**Work to complete**
Starting at the line containing "Convert this diagram to TikZ code." and ending at the line containing "(0,0) rectangle (782,716);", reproduce each line exactly as written, with both end lines included and all pictures omitted.

**Records supplied**
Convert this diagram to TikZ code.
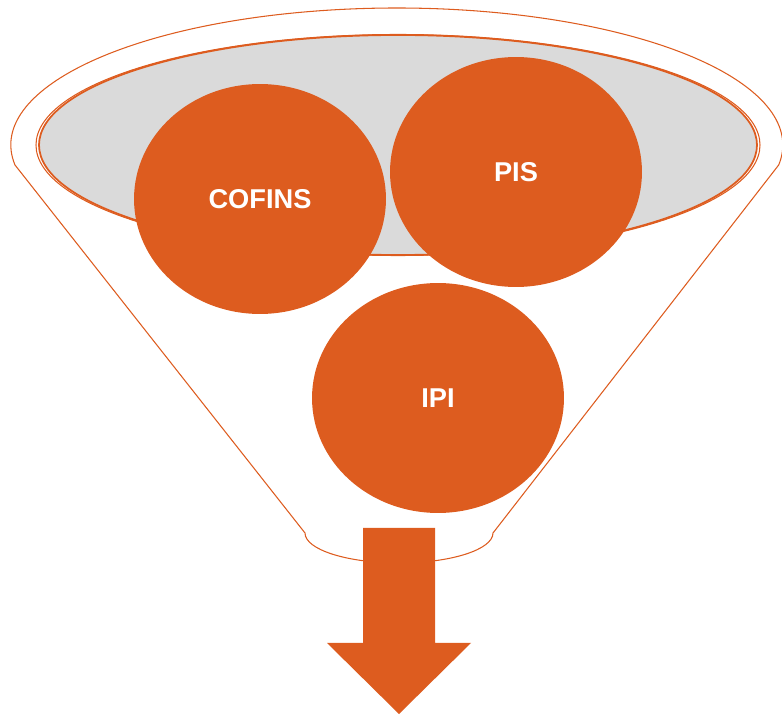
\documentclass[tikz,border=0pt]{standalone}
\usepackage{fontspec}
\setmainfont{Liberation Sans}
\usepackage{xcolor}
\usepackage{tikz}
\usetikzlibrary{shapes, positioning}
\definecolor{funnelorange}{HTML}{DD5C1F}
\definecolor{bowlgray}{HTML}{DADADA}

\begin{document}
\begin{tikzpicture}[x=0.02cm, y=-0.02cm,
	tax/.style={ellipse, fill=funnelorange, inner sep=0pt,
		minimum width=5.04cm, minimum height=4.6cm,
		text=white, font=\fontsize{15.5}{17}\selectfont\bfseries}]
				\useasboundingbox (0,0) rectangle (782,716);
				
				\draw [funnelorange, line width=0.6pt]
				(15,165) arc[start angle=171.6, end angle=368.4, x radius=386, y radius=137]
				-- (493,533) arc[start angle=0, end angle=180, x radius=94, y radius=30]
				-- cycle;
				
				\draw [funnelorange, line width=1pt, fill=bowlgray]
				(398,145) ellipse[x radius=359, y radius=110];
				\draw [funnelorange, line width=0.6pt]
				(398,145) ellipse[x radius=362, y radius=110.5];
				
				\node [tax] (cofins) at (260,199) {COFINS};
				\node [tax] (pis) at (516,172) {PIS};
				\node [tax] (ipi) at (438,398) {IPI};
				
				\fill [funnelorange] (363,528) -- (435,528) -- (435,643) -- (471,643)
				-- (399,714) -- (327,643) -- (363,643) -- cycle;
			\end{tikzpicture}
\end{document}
---
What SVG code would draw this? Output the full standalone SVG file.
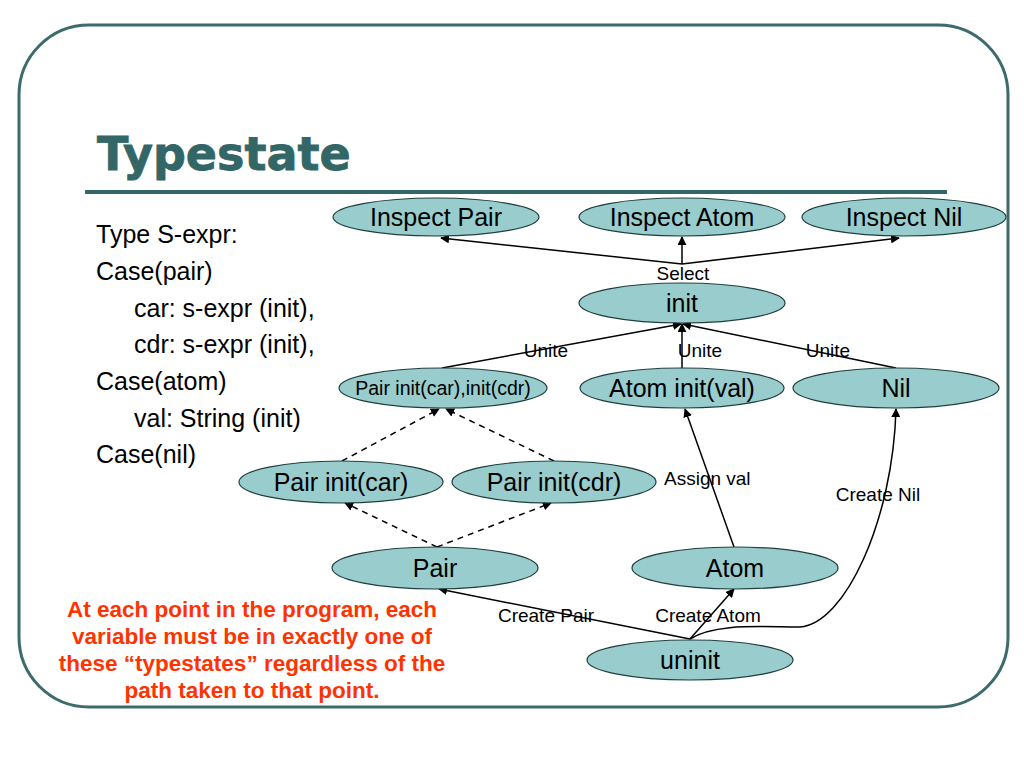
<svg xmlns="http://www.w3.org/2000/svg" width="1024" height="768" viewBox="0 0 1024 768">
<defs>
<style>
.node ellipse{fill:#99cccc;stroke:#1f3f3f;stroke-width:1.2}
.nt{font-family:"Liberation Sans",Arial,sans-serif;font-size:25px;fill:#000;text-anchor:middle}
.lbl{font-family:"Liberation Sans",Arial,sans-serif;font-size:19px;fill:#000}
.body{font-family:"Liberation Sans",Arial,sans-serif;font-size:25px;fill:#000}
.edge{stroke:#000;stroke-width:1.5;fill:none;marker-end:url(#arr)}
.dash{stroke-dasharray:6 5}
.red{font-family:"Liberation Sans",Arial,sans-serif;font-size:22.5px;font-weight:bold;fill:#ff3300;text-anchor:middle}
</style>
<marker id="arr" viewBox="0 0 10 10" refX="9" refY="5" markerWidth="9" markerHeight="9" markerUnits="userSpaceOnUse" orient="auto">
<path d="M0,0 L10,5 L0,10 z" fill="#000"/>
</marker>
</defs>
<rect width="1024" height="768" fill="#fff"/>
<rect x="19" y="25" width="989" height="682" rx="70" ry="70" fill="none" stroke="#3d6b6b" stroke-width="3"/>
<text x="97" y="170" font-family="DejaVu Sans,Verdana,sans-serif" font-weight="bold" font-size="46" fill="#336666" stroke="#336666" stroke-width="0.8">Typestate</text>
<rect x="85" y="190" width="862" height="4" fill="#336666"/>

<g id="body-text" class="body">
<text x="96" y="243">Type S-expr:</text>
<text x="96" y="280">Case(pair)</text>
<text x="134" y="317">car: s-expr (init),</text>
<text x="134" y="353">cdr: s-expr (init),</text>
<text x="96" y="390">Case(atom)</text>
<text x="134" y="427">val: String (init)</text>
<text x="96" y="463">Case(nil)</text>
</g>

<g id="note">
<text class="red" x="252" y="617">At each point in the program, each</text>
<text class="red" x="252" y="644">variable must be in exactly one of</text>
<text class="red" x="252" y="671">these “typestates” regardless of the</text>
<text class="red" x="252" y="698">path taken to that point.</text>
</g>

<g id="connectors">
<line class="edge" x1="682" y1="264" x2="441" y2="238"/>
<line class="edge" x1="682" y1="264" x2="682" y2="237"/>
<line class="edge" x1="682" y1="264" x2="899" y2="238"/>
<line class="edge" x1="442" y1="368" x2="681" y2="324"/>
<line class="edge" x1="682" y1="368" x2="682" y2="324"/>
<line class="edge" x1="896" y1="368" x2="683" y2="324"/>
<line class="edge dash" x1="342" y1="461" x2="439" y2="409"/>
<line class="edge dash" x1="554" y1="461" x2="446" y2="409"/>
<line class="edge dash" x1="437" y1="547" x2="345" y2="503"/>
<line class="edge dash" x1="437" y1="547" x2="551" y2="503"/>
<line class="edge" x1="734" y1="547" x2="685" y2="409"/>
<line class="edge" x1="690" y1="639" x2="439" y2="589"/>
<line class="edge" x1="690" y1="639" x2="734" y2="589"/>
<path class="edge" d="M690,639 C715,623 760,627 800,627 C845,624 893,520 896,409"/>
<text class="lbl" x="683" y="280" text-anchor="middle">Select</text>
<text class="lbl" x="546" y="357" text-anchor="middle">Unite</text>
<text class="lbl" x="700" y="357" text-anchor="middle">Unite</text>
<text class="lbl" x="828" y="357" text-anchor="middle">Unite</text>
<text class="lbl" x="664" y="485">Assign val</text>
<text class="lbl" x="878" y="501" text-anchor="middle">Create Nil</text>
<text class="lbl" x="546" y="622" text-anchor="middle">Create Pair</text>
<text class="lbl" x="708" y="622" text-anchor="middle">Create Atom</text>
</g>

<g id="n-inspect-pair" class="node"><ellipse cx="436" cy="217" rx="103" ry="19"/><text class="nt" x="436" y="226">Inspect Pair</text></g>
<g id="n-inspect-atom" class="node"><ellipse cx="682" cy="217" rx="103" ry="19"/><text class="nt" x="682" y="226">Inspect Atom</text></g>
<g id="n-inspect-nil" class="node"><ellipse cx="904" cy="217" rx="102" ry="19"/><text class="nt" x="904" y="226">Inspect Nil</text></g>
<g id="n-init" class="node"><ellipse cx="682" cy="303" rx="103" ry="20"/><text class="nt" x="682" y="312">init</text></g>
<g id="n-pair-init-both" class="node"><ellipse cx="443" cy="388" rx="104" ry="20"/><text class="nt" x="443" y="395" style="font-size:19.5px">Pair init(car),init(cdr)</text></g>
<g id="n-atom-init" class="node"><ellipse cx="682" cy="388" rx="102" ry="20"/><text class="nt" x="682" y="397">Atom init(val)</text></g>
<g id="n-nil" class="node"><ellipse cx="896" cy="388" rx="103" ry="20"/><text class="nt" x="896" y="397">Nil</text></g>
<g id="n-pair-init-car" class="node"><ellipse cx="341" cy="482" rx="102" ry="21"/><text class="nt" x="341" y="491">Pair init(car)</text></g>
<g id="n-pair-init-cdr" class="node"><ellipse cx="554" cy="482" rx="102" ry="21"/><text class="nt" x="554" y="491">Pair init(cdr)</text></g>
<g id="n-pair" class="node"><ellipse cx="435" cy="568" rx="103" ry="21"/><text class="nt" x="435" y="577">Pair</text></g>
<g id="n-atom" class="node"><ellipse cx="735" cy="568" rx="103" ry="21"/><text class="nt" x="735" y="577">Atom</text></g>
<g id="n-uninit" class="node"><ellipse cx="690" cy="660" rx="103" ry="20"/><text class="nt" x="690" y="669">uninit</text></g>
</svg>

**Written solution**
Convert this diagram to TikZ code.
\documentclass[tikz,border=0pt]{standalone}
\usepackage{fontspec}
\setmainfont{Liberation Sans}
\usepackage{xcolor}
\usepackage{tikz}
\usetikzlibrary{shapes, positioning}
\definecolor{funnelorange}{HTML}{DD5C1F}
\definecolor{bowlgray}{HTML}{DADADA}

\begin{document}
\begin{tikzpicture}[x=0.02cm, y=-0.02cm,
	tax/.style={ellipse, fill=funnelorange, inner sep=0pt,
		minimum width=5.04cm, minimum height=4.6cm,
		text=white, font=\fontsize{15.5}{17}\selectfont\bfseries}]
				\useasboundingbox (0,0) rectangle (782,716);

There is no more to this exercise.